Is it the same standard for your students when you deal with them?

No, I don’t want to discourage the students, absolutely not. They need nothing but encouragement, more than anything else. And I don’t even tell them these things. They are sort of my own secret.

Students may see this and your secret will be out.

(laughing) I will never be all right. I hope it won’t discourage the students.

Do you think a student could be discouraged by what somebody else says? Do you think that it is necessary that a student should fight his… or her way (there are also women, of course)? Do you think that if you could discourage a person from becoming a painter…that this person would not want to become a painter? Do you think they could fight their way through you?

Yes, I hope that they would do. But I have never discouraged anybody…

Your own teachers, were they always encouraging when you were a young man?

I tell you they were not. No.

Why did you persist?

Well, I had that certain drive and conviction that nothing could be in my way. But I must say this: they were terrific teachers, very severe but very good, very good. They never liked what you did of course.
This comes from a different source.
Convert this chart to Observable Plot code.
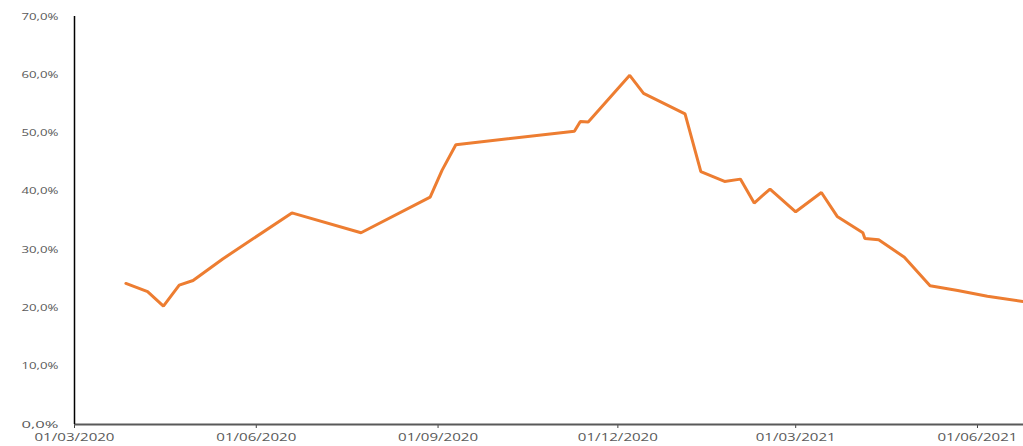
<!DOCTYPE html>
<html>
<head>
<meta charset="utf-8">
<script src="https://cdn.jsdelivr.net/npm/d3@7"></script>
<script src="https://cdn.jsdelivr.net/npm/@observablehq/plot@0.6"></script>
<style>
  html, body { margin: 0; padding: 0; background: #fff; }
  #chart svg { display: block; }
</style>
</head>
<body>
<div id="chart"></div>
<script>
const dates = [
  "2020-03-27","2020-04-07","2020-04-15","2020-04-23","2020-04-30","2020-05-15",
  "2020-06-19","2020-07-24","2020-08-28","2020-09-03","2020-09-10","2020-11-09",
  "2020-11-12","2020-11-16","2020-12-07","2020-12-14","2021-01-04","2021-01-12",
  "2021-01-24","2021-02-01","2021-02-08","2021-02-16","2021-03-01","2021-03-14",
  "2021-03-22","2021-04-04","2021-04-05","2021-04-12","2021-04-25","2021-05-08",
  "2021-05-22","2021-06-06","2021-06-24"
];
const values = [
  24.2, 22.8, 20.3, 23.9, 24.7, 28.4,
  36.3, 32.9, 39.0, 43.6, 48.0, 50.3,
  52.0, 51.9, 59.9, 56.8, 53.3, 43.4,
  41.7, 42.1, 38.0, 40.4, 36.5, 39.8,
  35.7, 32.9, 31.9, 31.7, 28.7, 23.8,
  23.0, 22.0, 21.1
];
const xTickLabels = ["2020-03-01","2020-06-01","2020-09-01","2020-12-01","2021-03-01","2021-06-01"];
const yTickValues = [0, 10, 20, 30, 40, 50, 60, 70];

const parse = d3.utcParse("%Y-%m-%d");
const data = dates.map((d, i) => ({date: parse(d), value: values[i]}));
const xTicks = xTickLabels.map(parse);
const fmtDate = d3.utcFormat("%d/%m/%Y");
const fmtPct = v => v.toFixed(1).replace(".", ",") + "%";

const start = parse("2020-03-01");
const end = new Date(Date.UTC(2021, 5, 24, 7));

const chart = Plot.plot({
  width: 1023,
  height: 446,
  marginLeft: 74,
  marginRight: 0,
  marginTop: 16,
  marginBottom: 22,
  style: {fontFamily: "'Open Sans', sans-serif", background: "#fff"},
  x: {type: "utc", domain: [start, end]},
  y: {domain: [0, 70]},
  marks: [
    Plot.axisY({
      ticks: yTickValues, tickFormat: fmtPct, tickSize: 0, tickPadding: 16,
      fontSize: 9.5, color: "#595959", label: null, className: "yax"
    }),
    Plot.axisX({
      ticks: xTicks, tickFormat: fmtDate, tickSize: 4, tickPadding: 4,
      fontSize: 11.5, color: "#595959", label: null, className: "xax"
    }),
    Plot.ruleY([0], {stroke: "#595959", strokeWidth: 2}),
    Plot.ruleX([start], {y1: 0, y2: 70, stroke: "#000", strokeWidth: 1.5}),
    Plot.line(data, {x: "date", y: "value", stroke: "#ED7D31", strokeWidth: 3, strokeLinejoin: "miter"})
  ]
});

d3.select(chart).selectAll(".xax text").attr("textLength", 80).attr("lengthAdjust", "spacingAndGlyphs");
d3.select(chart).selectAll(".yax text").attr("textLength", 37).attr("lengthAdjust", "spacingAndGlyphs");
d3.select(chart).selectAll(".xax line, .xax path").attr("stroke", "#404040");

document.getElementById("chart").appendChild(chart);
</script>
</body>
</html>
And I once did a self portrait which was obviously done by myself. The professor came in and said: “Who did that awful self portrait?” (laughing)

Just by the way of finishing I would like to ask you: are you involved in activities as a social human being in the society you live in? In the news, the …what interests do you have that take you out of the studio?

Well, I go very much to museums.

But that’s almost too closely related to yourself.

Yes, it is. Well, I am member of the National Academy and the Audubon Society and this sort of thing. I think it’s all the same. It goes with the studio and with the work.

So you have never been thinking you could have been a musician instead of a painter?

No, I could never have been a musician.

Or anything else? An architect maybe?

I thought about that in the beginning. But I found out very, very quickly that painting is it. That is it.

And that is what you are going to end up with?

Exactly. Absolutely.

Thank you Eric Eisenburger!

Isenburger! (laughing)


This interview was made on September 12th 1975 in the studio of Eric Isenburger in New York City.